### To do
From the first line of the data below through the line holding "import matplotlib.pyplot as plt", output each line exactly and leave the pictures out.
==== Data segment ====
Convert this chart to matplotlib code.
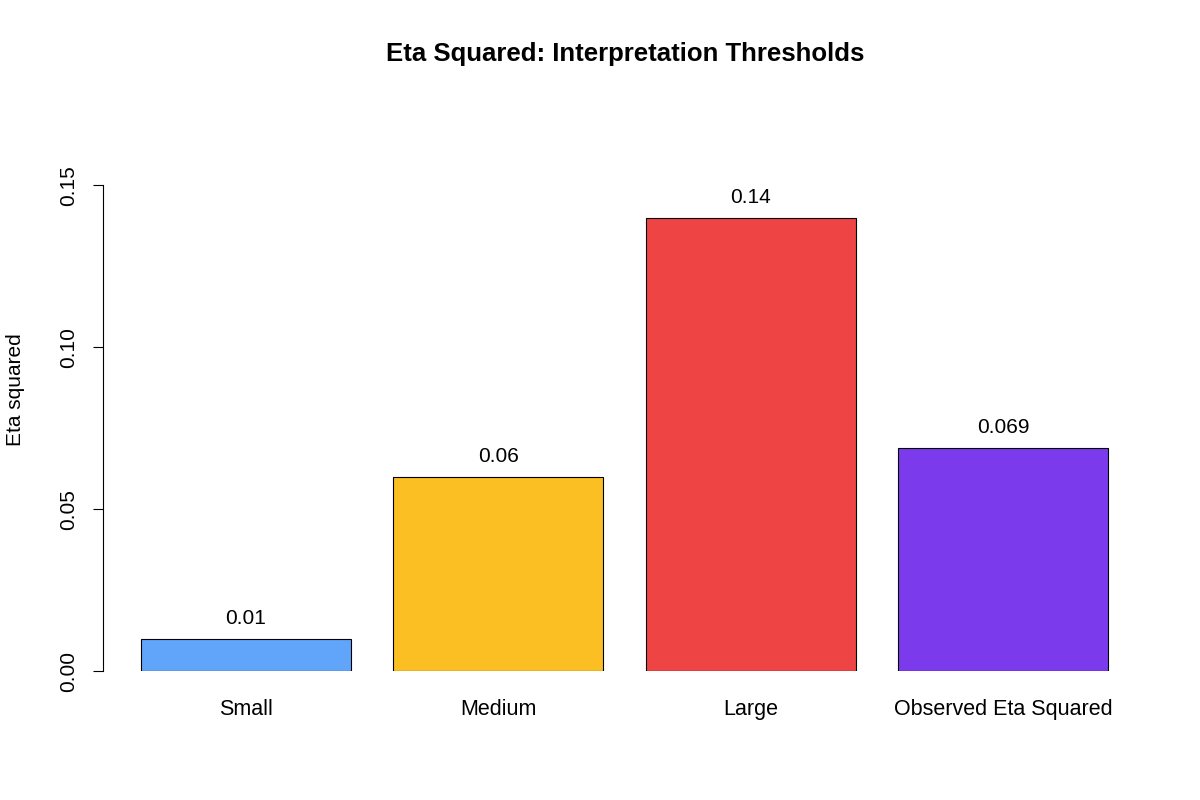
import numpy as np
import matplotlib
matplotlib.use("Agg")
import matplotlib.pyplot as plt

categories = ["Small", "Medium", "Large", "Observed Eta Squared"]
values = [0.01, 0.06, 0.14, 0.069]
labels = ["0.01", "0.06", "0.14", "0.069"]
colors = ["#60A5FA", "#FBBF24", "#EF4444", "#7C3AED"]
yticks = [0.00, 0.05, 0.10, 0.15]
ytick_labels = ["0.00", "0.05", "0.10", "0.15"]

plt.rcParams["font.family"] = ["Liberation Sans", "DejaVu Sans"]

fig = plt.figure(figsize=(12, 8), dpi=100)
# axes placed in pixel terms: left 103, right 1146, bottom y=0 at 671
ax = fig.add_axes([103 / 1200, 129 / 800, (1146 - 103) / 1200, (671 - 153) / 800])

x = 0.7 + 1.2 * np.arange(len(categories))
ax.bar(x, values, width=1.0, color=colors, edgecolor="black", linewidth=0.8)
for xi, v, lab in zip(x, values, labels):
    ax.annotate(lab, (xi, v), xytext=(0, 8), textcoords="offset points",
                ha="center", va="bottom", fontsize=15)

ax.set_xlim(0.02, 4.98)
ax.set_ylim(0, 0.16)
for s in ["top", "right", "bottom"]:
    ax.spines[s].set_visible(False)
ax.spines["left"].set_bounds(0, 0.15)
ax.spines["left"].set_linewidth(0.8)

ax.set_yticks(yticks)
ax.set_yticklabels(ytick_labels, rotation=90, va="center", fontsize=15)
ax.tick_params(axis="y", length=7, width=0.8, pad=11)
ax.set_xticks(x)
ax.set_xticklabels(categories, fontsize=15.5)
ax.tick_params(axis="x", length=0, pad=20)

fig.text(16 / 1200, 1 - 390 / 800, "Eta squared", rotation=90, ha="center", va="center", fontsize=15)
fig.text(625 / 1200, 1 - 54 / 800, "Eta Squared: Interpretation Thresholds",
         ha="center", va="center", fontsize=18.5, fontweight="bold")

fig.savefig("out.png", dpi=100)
====
### The completed task
Convert this chart to matplotlib code.
import numpy as np
import matplotlib
matplotlib.use("Agg")
import matplotlib.pyplot as plt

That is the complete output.